On the outskirts of town, Edward and Lisa turn towards one another.  “The good life,” they say to each other.  I’ll let you decide whether they were telling or asking.

That’s the news from Holmes’ Prairie, out on the Kansas Prairie, West of Wichita and far to the right of Liberal, a sleepy town where nothing ever happens, unless of course you slow down and take the time to see what is happening all around you.

Sermon Notes
I preach about one Holmes' Prairie sermon each year.  My discovery of Holmes' Prairie was only possible because of my internship supervisor, Rev. Dennis Hamilton of the Horizon UU Church in Carrollton, TX, who introduced me to the town of Bodacia, Texas, during my internship year.  Similarities between the two towns may not be coincidental and may indicate a "blood relationship."

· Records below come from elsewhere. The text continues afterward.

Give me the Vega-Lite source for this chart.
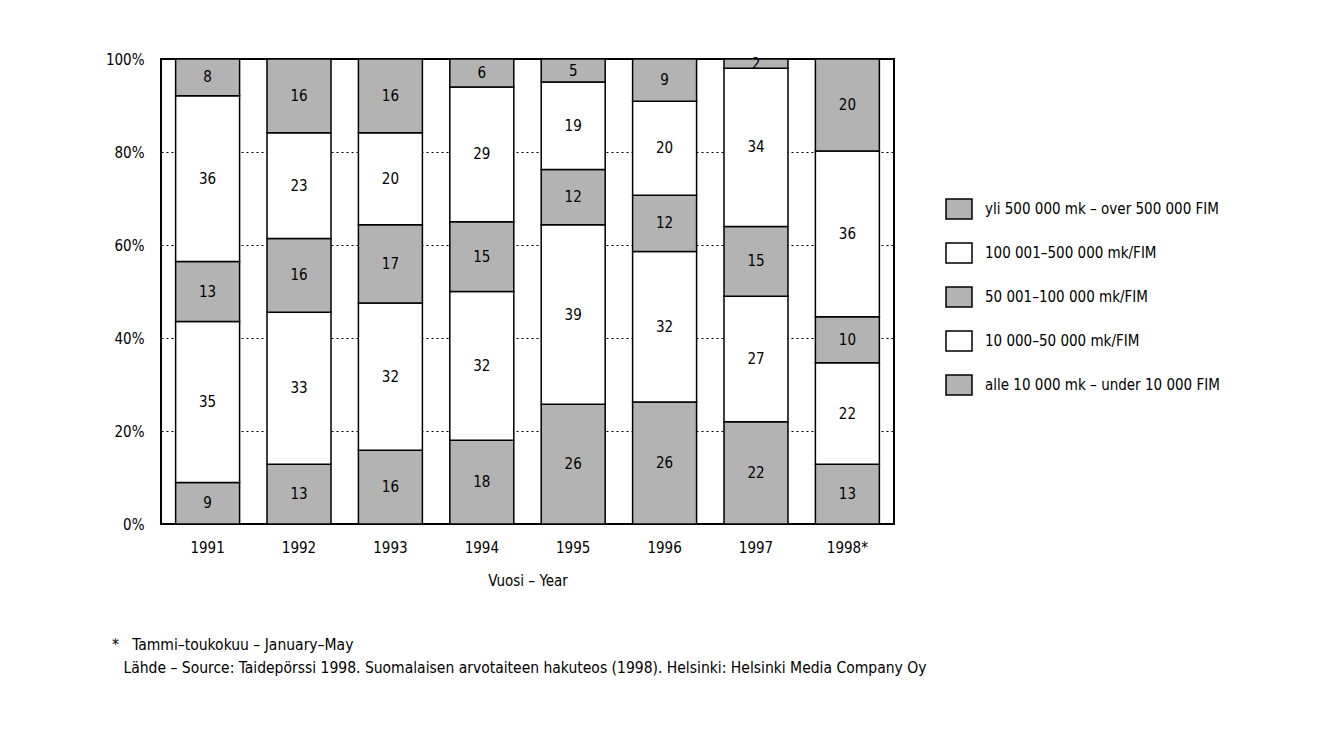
{
  "$schema": "https://vega.github.io/schema/vega-lite/v6.json",
  "width": 733,
  "height": 465,
  "autosize": {"type": "none"},
  "padding": {"left": 161, "top": 59, "right": 442, "bottom": 213},
  "background": "white",
  "config": {
    "font": "DejaVu Sans Condensed, Roboto, sans-serif",
    "view": {"stroke": "black", "strokeWidth": 2}
  },
  "title": {
    "text": "*\u00a0\u00a0\u00a0Tammi–toukokuu – January–May",
    "subtitle": "\u200b\u2002\u00a0Lähde – Source: Taidepörssi 1998. Suomalaisen arvotaiteen hakuteos (1998). Helsinki: Helsinki Media Company Oy",
    "orient": "bottom",
    "anchor": "start",
    "frame": "group",
    "dx": -49,
    "offset": 50,
    "fontSize": 15.5,
    "fontWeight": "normal",
    "subtitleFontSize": 15.5,
    "subtitlePadding": 7,
    "color": "black",
    "subtitleColor": "black",
    "font": "DejaVu Sans Condensed, Roboto, sans-serif",
    "subtitleFont": "DejaVu Sans Condensed, Roboto, sans-serif"
  },
  "data": {
    "values": [
      {"year": "1991", "cat": "alle 10 000 mk – under 10 000 FIM", "k": 0, "value": 9},
      {"year": "1991", "cat": "10 000–50 000 mk/FIM", "k": 1, "value": 35},
      {"year": "1991", "cat": "50 001–100 000 mk/FIM", "k": 2, "value": 13},
      {"year": "1991", "cat": "100 001–500 000 mk/FIM", "k": 3, "value": 36},
      {"year": "1991", "cat": "yli 500 000 mk – over 500 000 FIM", "k": 4, "value": 8},
      {"year": "1992", "cat": "alle 10 000 mk – under 10 000 FIM", "k": 0, "value": 13},
      {"year": "1992", "cat": "10 000–50 000 mk/FIM", "k": 1, "value": 33},
      {"year": "1992", "cat": "50 001–100 000 mk/FIM", "k": 2, "value": 16},
      {"year": "1992", "cat": "100 001–500 000 mk/FIM", "k": 3, "value": 23},
      {"year": "1992", "cat": "yli 500 000 mk – over 500 000 FIM", "k": 4, "value": 16},
      {"year": "1993", "cat": "alle 10 000 mk – under 10 000 FIM", "k": 0, "value": 16},
      {"year": "1993", "cat": "10 000–50 000 mk/FIM", "k": 1, "value": 32},
      {"year": "1993", "cat": "50 001–100 000 mk/FIM", "k": 2, "value": 17},
      {"year": "1993", "cat": "100 001–500 000 mk/FIM", "k": 3, "value": 20},
      {"year": "1993", "cat": "yli 500 000 mk – over 500 000 FIM", "k": 4, "value": 16},
      {"year": "1994", "cat": "alle 10 000 mk – under 10 000 FIM", "k": 0, "value": 18},
      {"year": "1994", "cat": "10 000–50 000 mk/FIM", "k": 1, "value": 32},
      {"year": "1994", "cat": "50 001–100 000 mk/FIM", "k": 2, "value": 15},
      {"year": "1994", "cat": "100 001–500 000 mk/FIM", "k": 3, "value": 29},
      {"year": "1994", "cat": "yli 500 000 mk – over 500 000 FIM", "k": 4, "value": 6},
      {"year": "1995", "cat": "alle 10 000 mk – under 10 000 FIM", "k": 0, "value": 26},
      {"year": "1995", "cat": "10 000–50 000 mk/FIM", "k": 1, "value": 39},
      {"year": "1995", "cat": "50 001–100 000 mk/FIM", "k": 2, "value": 12},
      {"year": "1995", "cat": "100 001–500 000 mk/FIM", "k": 3, "value": 19},
      {"year": "1995", "cat": "yli 500 000 mk – over 500 000 FIM", "k": 4, "value": 5},
      {"year": "1996", "cat": "alle 10 000 mk – under 10 000 FIM", "k": 0, "value": 26},
      {"year": "1996", "cat": "10 000–50 000 mk/FIM", "k": 1, "value": 32},
      {"year": "1996", "cat": "50 001–100 000 mk/FIM", "k": 2, "value": 12},
      {"year": "1996", "cat": "100 001–500 000 mk/FIM", "k": 3, "value": 20},
      {"year": "1996", "cat": "yli 500 000 mk – over 500 000 FIM", "k": 4, "value": 9},
      {"year": "1997", "cat": "alle 10 000 mk – under 10 000 FIM", "k": 0, "value": 22},
      {"year": "1997", "cat": "10 000–50 000 mk/FIM", "k": 1, "value": 27},
      {"year": "1997", "cat": "50 001–100 000 mk/FIM", "k": 2, "value": 15},
      {"year": "1997", "cat": "100 001–500 000 mk/FIM", "k": 3, "value": 34},
      {"year": "1997", "cat": "yli 500 000 mk – over 500 000 FIM", "k": 4, "value": 2},
      {"year": "1998*", "cat": "alle 10 000 mk – under 10 000 FIM", "k": 0, "value": 13},
      {"year": "1998*", "cat": "10 000–50 000 mk/FIM", "k": 1, "value": 22},
      {"year": "1998*", "cat": "50 001–100 000 mk/FIM", "k": 2, "value": 10},
      {"year": "1998*", "cat": "100 001–500 000 mk/FIM", "k": 3, "value": 36},
      {"year": "1998*", "cat": "yli 500 000 mk – over 500 000 FIM", "k": 4, "value": 20}
    ]
  },
  "encoding": {
    "x": {
      "field": "year",
      "type": "nominal",
      "scale": {"paddingInner": 0.3, "paddingOuter": 0.16},
      "axis": {
        "title": "Vuosi – Year",
        "labelAngle": 0,
        "ticks": false,
        "domain": false,
        "labelPadding": 16,
        "labelFontSize": 15,
        "labelColor": "black",
        "titleFontSize": 15,
        "titleFontWeight": "normal",
        "titleColor": "black",
        "titlePadding": 18
      }
    },
    "y": {
      "field": "value",
      "type": "quantitative",
      "stack": "normalize",
      "scale": {"domain": [0, 1], "nice": false},
      "axis": {
        "title": null,
        "values": [0, 0.2, 0.4, 0.6, 0.8, 1],
        "format": ".0%",
        "ticks": false,
        "domain": false,
        "labelPadding": 17,
        "labelFontSize": 15,
        "labelColor": "black",
        "grid": true,
        "gridColor": "black",
        "gridDash": [2, 3],
        "gridWidth": 1,
        "gridOpacity": 1
      }
    },
    "order": {"field": "k", "type": "quantitative"}
  },
  "layer": [
    {
      "mark": {"type": "bar", "stroke": "black", "strokeWidth": 1.5},
      "encoding": {
        "color": {
          "field": "cat",
          "type": "nominal",
          "scale": {
            "domain": [
              "yli 500 000 mk – over 500 000 FIM",
              "100 001–500 000 mk/FIM",
              "50 001–100 000 mk/FIM",
              "10 000–50 000 mk/FIM",
              "alle 10 000 mk – under 10 000 FIM"
            ],
            "range": ["#b3b3b3", "#ffffff", "#b3b3b3", "#ffffff", "#b3b3b3"]
          },
          "legend": {
            "title": null,
            "orient": "none",
            "legendX": 787,
            "legendY": 139,
            "symbolType": "M-1.3,-1H1.3V1H-1.3Z",
            "symbolSize": 400,
            "symbolStrokeColor": "black",
            "symbolStrokeWidth": 1.5,
            "symbolOpacity": 1,
            "labelFontSize": 15,
            "labelColor": "black",
            "labelOffset": 15,
            "labelLimit": 400,
            "rowPadding": 18
          }
        }
      }
    },
    {
      "mark": {"type": "text", "fontSize": 15, "color": "black", "baseline": "middle"},
      "encoding": {
        "y": {"field": "value", "type": "quantitative", "stack": "normalize", "bandPosition": 0.5},
        "text": {"field": "value", "type": "quantitative"}
      }
    }
  ]
}
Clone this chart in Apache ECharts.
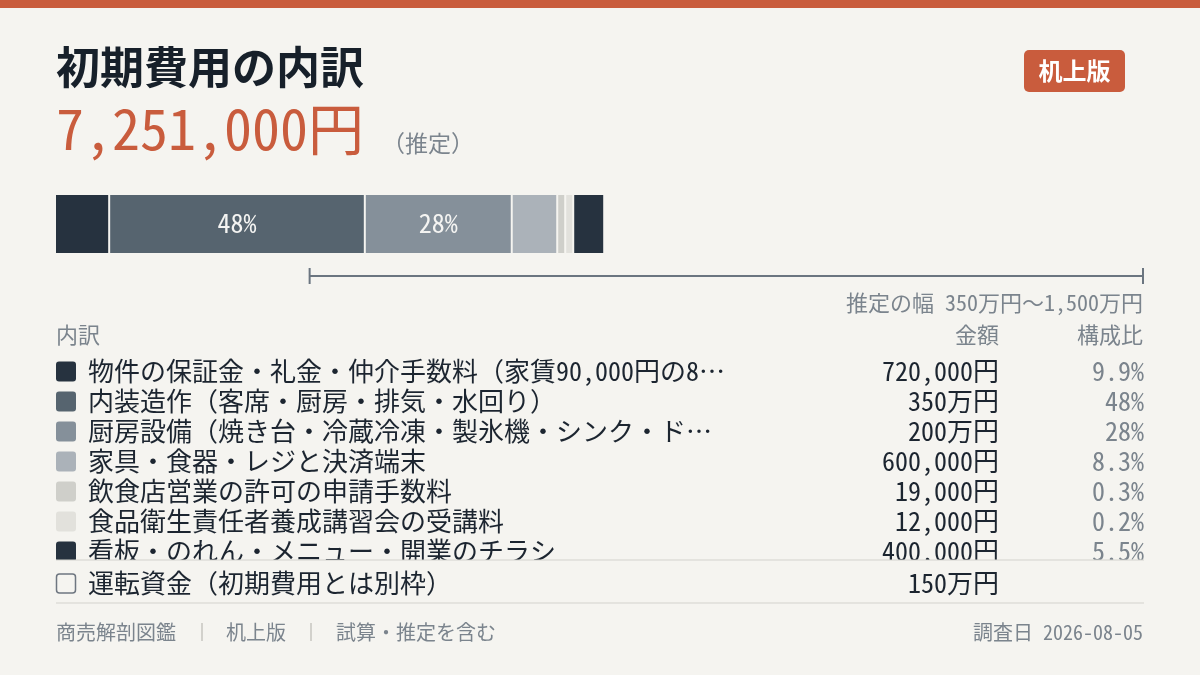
<!DOCTYPE html>
<html><head><meta charset="utf-8">
<script src="https://cdn.jsdelivr.net/npm/echarts@6/dist/echarts.min.js"></script>
<style>html,body{margin:0;padding:0;background:#F5F4F0;}#c{width:1200px;height:675px;}</style>
</head><body><div id="c"></div>
<script>
// ---- data ----
const categories = [
  '物件の保証金・礼金・仲介手数料（家賃90,000円の8…',
  '内装造作（客席・厨房・排気・水回り）',
  '厨房設備（焼き台・冷蔵冷凍・製氷機・シンク・ド…',
  '家具・食器・レジと決済端末',
  '飲食店営業の許可の申請手数料',
  '食品衛生責任者養成講習会の受講料',
  '看板・のれん・メニュー・開業のチラシ'
];
const values = [720000, 3500000, 2000000, 600000, 19000, 12000, 400000];
const extraLabel = '運転資金（初期費用とは別枠）';
const extraValue = 1500000;
const rangeMin = 3500000;
const rangeMax = 15000000;
const axisMax = 15000000;
const titleText = '初期費用の内訳';
const badgeText = '机上版';
const footerItems = ['商売解剖図鑑', '机上版', '試算・推定を含む'];
const surveyDate = '2026-08-05';

// ---- style ----
const palette = ['#26323F', '#56646F', '#85909A', '#ABB2B9', '#CFCFCA', '#E2E1DC', '#26323F'];
const FONT = "'Noto Sans Mono CJK JP','Noto Sans CJK JP','Noto Sans',sans-serif";
const BG = '#F5F4F0', ACCENT = '#C95C3D', DARK = '#1C2530', GRAY = '#7B848D', LINE = '#D3D2CD';

const total = values.reduce((a, b) => a + b, 0);
const fmtYen = v => v >= 1000000 ? (v / 10000).toLocaleString('en-US') + '万円' : v.toLocaleString('en-US') + '円';
const fmtMan = v => (v / 10000).toLocaleString('en-US') + '万円';
const fmtPct = v => { const p = v / total * 100; return p >= 10 ? Math.round(p) + '%' : p.toFixed(1) + '%'; };

function txt(text, x, y, size, fill, align, weight, z) {
  return { type: 'text', z: z || 10, style: { text: text, x: x, y: y, fill: fill, fontSize: size, fontFamily: FONT,
    fontWeight: weight || 'normal', align: align || 'left', textAlign: align || 'left', verticalAlign: 'middle', textVerticalAlign: 'middle' } };
}

const elements = [];
elements.push({ type: 'rect', z: 1, shape: { x: 0, y: 0, width: 1200, height: 8 }, style: { fill: ACCENT } });
elements.push(txt(titleText, 56, 67, 44, '#17202A', 'left', 'bold'));
elements.push(txt(total.toLocaleString('en-US') + '円', 56, 129, 56, ACCENT, 'left', 'normal'));
elements.push(txt('（推定）', 382, 143, 23, GRAY, 'left'));
elements.push({ type: 'rect', z: 5, shape: { x: 1024, y: 50, width: 101, height: 42, r: 5 }, style: { fill: ACCENT } });
elements.push(txt(badgeText, 1074.5, 71, 24, '#FFFFFF', 'center', 'bold', 11));
elements.push(txt('推定の幅 ' + fmtMan(rangeMin) + '〜' + fmtMan(rangeMax), 1143, 303, 22, GRAY, 'right'));
elements.push(txt('内訳', 56, 335, 22, GRAY, 'left'));
elements.push(txt('金額', 999, 335, 22, GRAY, 'right'));
elements.push(txt('構成比', 1143, 335, 22, GRAY, 'right'));

categories.forEach((name, i) => {
  const cy = 371.5 + 30 * i;
  elements.push({ type: 'rect', z: 5, shape: { x: 56, y: cy - 10, width: 20, height: 20, r: 3 }, style: { fill: palette[i] } });
  elements.push(txt(name, 88, cy, 26, DARK, 'left'));
  elements.push(txt(fmtYen(values[i]), 999, cy, 26, DARK, 'right'));
  elements.push(txt(fmtPct(values[i]), 1144, cy, 26, GRAY, 'right'));
});
// clip cover for overflowing last row
elements.push({ type: 'rect', z: 20, shape: { x: 40, y: 560, width: 1120, height: 8 }, style: { fill: BG } });
elements.push({ type: 'line', z: 21, shape: { x1: 56, y1: 560, x2: 1144, y2: 560 }, style: { stroke: LINE, lineWidth: 1 } });
const ey = 583.5;
elements.push({ type: 'rect', z: 5, shape: { x: 56.5, y: ey - 9.5, width: 19, height: 19, r: 3 }, style: { fill: BG, stroke: '#6E7680', lineWidth: 1.5 } });
elements.push(txt(extraLabel, 88, ey, 26, DARK, 'left'));
elements.push(txt(fmtYen(extraValue), 999, ey, 26, DARK, 'right'));
elements.push({ type: 'line', z: 21, shape: { x1: 56, y1: 603, x2: 1144, y2: 603 }, style: { stroke: LINE, lineWidth: 1 } });

// footer
const fx = [56, 226, 336];
footerItems.forEach((t, i) => elements.push(txt(t, fx[i], 632, 20, GRAY, 'left')));
[202, 311].forEach(x => elements.push({ type: 'line', z: 10, shape: { x1: x, y1: 623, x2: x, y2: 641 }, style: { stroke: '#C6C6C1', lineWidth: 1.5 } }));
elements.push(txt('調査日 ' + surveyDate, 1143, 632, 20, GRAY, 'right'));

// ---- series renderers ----
function layoutSegments(api) {
  const x0 = api.coord([0, 0])[0];
  let x = x0; const out = [];
  values.forEach(v => {
    const w = Math.max(6, api.coord([v, 0])[0] - x0);
    out.push([x, w]); x += w + 2;
  });
  return out;
}
function renderBar(params, api) {
  const i = params.dataIndex;
  const seg = layoutSegments(api)[i];
  const children = [{ type: 'rect', shape: { x: seg[0], y: 195, width: seg[1], height: 58 }, style: { fill: palette[i] } }];
  if (seg[1] > 80) {
    children.push({ type: 'text', style: { text: fmtPct(values[i]), x: seg[0] + seg[1] / 2, y: 223, fill: '#F4F4F2',
      fontSize: 26, fontFamily: FONT, align: 'center', textAlign: 'center', verticalAlign: 'middle', textVerticalAlign: 'middle' } });
  }
  return { type: 'group', children: children };
}
function renderRange(params, api) {
  const a = api.coord([api.value(0), 0])[0];
  const b = api.coord([api.value(1), 0])[0];
  const st = { stroke: '#6B7580', lineWidth: 2 };
  return { type: 'group', children: [
    { type: 'line', shape: { x1: a, y1: 276, x2: b, y2: 276 }, style: st },
    { type: 'line', shape: { x1: a, y1: 268, x2: a, y2: 284 }, style: st },
    { type: 'line', shape: { x1: b, y1: 268, x2: b, y2: 284 }, style: st }
  ] };
}

const chart = echarts.init(document.getElementById('c'), null, { renderer: 'canvas' });
chart.setOption({
  backgroundColor: BG,
  animation: false,
  grid: { left: 56, right: 57, top: 190, height: 100 },
  xAxis: { type: 'value', min: 0, max: axisMax, show: false },
  yAxis: { type: 'value', min: 0, max: 1, show: false },
  series: [
    { type: 'custom', renderItem: renderBar, data: values.map((v, i) => [v, i]), encode: { x: 0 }, silent: true },
    { type: 'custom', renderItem: renderRange, data: [[rangeMin, rangeMax]], encode: { x: [0, 1] }, silent: true }
  ],
  graphic: { elements: elements }
});
</script></body></html>
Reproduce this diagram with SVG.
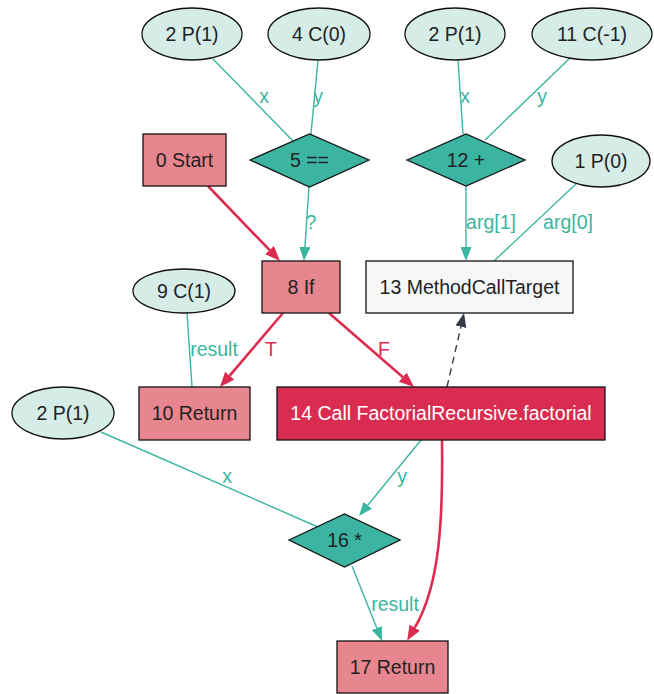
<svg xmlns="http://www.w3.org/2000/svg" width="654" height="694" viewBox="0 0 654 694">
  <style>
    text { font-family: "Liberation Sans", Arial, sans-serif; font-size: 19.5px; text-anchor: middle; }
    .lbl { fill: #222; }
    .call-lbl { fill: #ffffff; }
    .const { fill: #d6ede7; stroke: #111; stroke-width: 1.3; }
    .op { fill: #3bb4a1; stroke: #111; stroke-width: 1.3; }
    .ctl { fill: #e8868f; stroke: #111; stroke-width: 1.3; }
    .call { fill: #da2c50; stroke: #111; stroke-width: 1.3; }
    .plain { fill: #f7f7f7; stroke: #111; stroke-width: 1.3; }
    .data { fill: none; stroke: #3bb5a0; stroke-width: 1.4; }
    .flow { fill: none; stroke: #dc2c50; stroke-width: 2.6; }
    .dep { fill: none; stroke: #333c46; stroke-width: 1.4; stroke-dasharray: 7 5; }
    .dlab { fill: #3bb5a0; }
    .flab { fill: #dc2c50; }
  </style>
  <defs>
    <marker id="arrow-data" markerUnits="userSpaceOnUse" markerWidth="16" markerHeight="16" refX="0" refY="5.5" orient="auto">
      <path d="M0,0 L14,5.5 L0,11 z" fill="#3bb5a0"/>
    </marker>
    <marker id="arrow-flow" markerUnits="userSpaceOnUse" markerWidth="16" markerHeight="16" refX="0" refY="6" orient="auto">
      <path d="M0,0 L15,6 L0,12 z" fill="#dc2c50"/>
    </marker>
    <marker id="arrow-dep" markerUnits="userSpaceOnUse" markerWidth="16" markerHeight="16" refX="0" refY="5.5" orient="auto">
      <path d="M0,0 L14,5.5 L0,11 z" fill="#333c46"/>
    </marker>
  </defs>

  <!-- connectors -->
  <g id="edges">
    <path class="data" d="M213,59 L293,141"/>
    <text class="dlab" x="264" y="103">x</text>
    <path class="data" d="M318,60 L311,134"/>
    <text class="dlab" x="318" y="103">y</text>
    <path class="data" d="M458,60 L463,134"/>
    <text class="dlab" x="465" y="103">x</text>
    <path class="data" d="M569,59 L485,140"/>
    <text class="dlab" x="542" y="103">y</text>

    <path class="flow" d="M208,186 L269.6,250.2" marker-end="url(#arrow-flow)"/>
    <path class="data" d="M309,187 L304.9,247" marker-end="url(#arrow-data)"/>
    <text class="dlab" x="311" y="229">?</text>
    <path class="data" d="M466,186 L466,247" marker-end="url(#arrow-data)"/>
    <text class="dlab" x="491" y="229">arg[1]</text>
    <path class="data" d="M577,183 L494,261"/>
    <text class="dlab" x="568" y="229">arg[0]</text>

    <path class="data" d="M187,313 L192,387"/>
    <text class="dlab" x="214" y="356">result</text>
    <path class="flow" d="M283,313 L229.7,375.6" marker-end="url(#arrow-flow)"/>
    <text class="flab" x="271" y="356">T</text>
    <path class="flow" d="M329,313 L402.7,377.1" marker-end="url(#arrow-flow)"/>
    <text class="flab" x="384" y="356">F</text>
    <path class="dep" d="M447,387 L460.9,326.7" marker-end="url(#arrow-dep)"/>

    <path class="data" d="M101,432 L318,527"/>
    <text class="dlab" x="227" y="483">x</text>
    <path class="data" d="M421,440 L367.8,505.2" marker-end="url(#arrow-data)"/>
    <text class="dlab" x="402" y="483">y</text>
    <path class="data" d="M352,566 L376.8,628" marker-end="url(#arrow-data)"/>
    <text class="dlab" x="395" y="611">result</text>
    <path class="flow" d="M442,440 C443,520 440,585 414.8,627.6" marker-end="url(#arrow-flow)"/>
  </g>

  <!-- nodes -->
  <g id="n2a"><ellipse class="const" cx="192" cy="34" rx="50" ry="26"/><text class="lbl" x="192" y="41">2 P(1)</text></g>
  <g id="n4"><ellipse class="const" cx="319" cy="34" rx="51" ry="26"/><text class="lbl" x="319" y="41">4 C(0)</text></g>
  <g id="n2b"><ellipse class="const" cx="455" cy="34" rx="50" ry="26"/><text class="lbl" x="455" y="41">2 P(1)</text></g>
  <g id="n11"><ellipse class="const" cx="592" cy="34" rx="60" ry="26"/><text class="lbl" x="592" y="41">11 C(-1)</text></g>

  <g id="n0"><rect class="ctl" x="143" y="134" width="83" height="52"/><text class="lbl" x="184.5" y="167">0 Start</text></g>
  <g id="n5"><polygon class="op" points="250,160 309.5,134 369,160 309.5,187"/><text class="lbl" x="309.5" y="167">5 ==</text></g>
  <g id="n12"><polygon class="op" points="407,160 466,134 525,160 466,186"/><text class="lbl" x="466" y="167">12 +</text></g>
  <g id="n1"><ellipse class="const" cx="601" cy="161" rx="49" ry="26"/><text class="lbl" x="601" y="168">1 P(0)</text></g>

  <g id="n9"><ellipse class="const" cx="184" cy="291" rx="51" ry="22"/><text class="lbl" x="184" y="298">9 C(1)</text></g>
  <g id="n8"><rect class="ctl" x="262" y="261" width="78" height="52"/><text class="lbl" x="301" y="294">8 If</text></g>
  <g id="n13"><rect class="plain" x="366" y="261" width="207" height="52"/><text class="lbl" x="469.5" y="294">13 MethodCallTarget</text></g>

  <g id="n2c"><ellipse class="const" cx="63" cy="413" rx="51" ry="26"/><text class="lbl" x="63" y="420">2 P(1)</text></g>
  <g id="n10"><rect class="ctl" x="139" y="387" width="111" height="53"/><text class="lbl" x="194.5" y="420">10 Return</text></g>
  <g id="n14"><rect class="call" x="277" y="387" width="328" height="53"/><text class="call-lbl" x="441" y="420">14 Call FactorialRecursive.factorial</text></g>

  <g id="n16"><polygon class="op" points="289,540 344.5,514 400,540 344.5,567"/><text class="lbl" x="344.5" y="547">16 *</text></g>
  <g id="n17"><rect class="ctl" x="337" y="641" width="111" height="52"/><text class="lbl" x="392.5" y="674">17 Return</text></g>
</svg>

John Wolf's "Tulsa is a Hick Town" sermon is mentioned on the Wikipedia page for All Souls in Tulsa.  The Washington Post piece about the master violinist playing at a Metro stop came from a friend's Facebook page.  My understanding of Holmes' Prairie has also been impacted by a recent reading of several anti-racism books by Tim Wise.  Finally, a bit note of thanks to Frank.  I sit down to catch up with you for an hour at Annie's coffee shop and I leave with most of the sermon finished.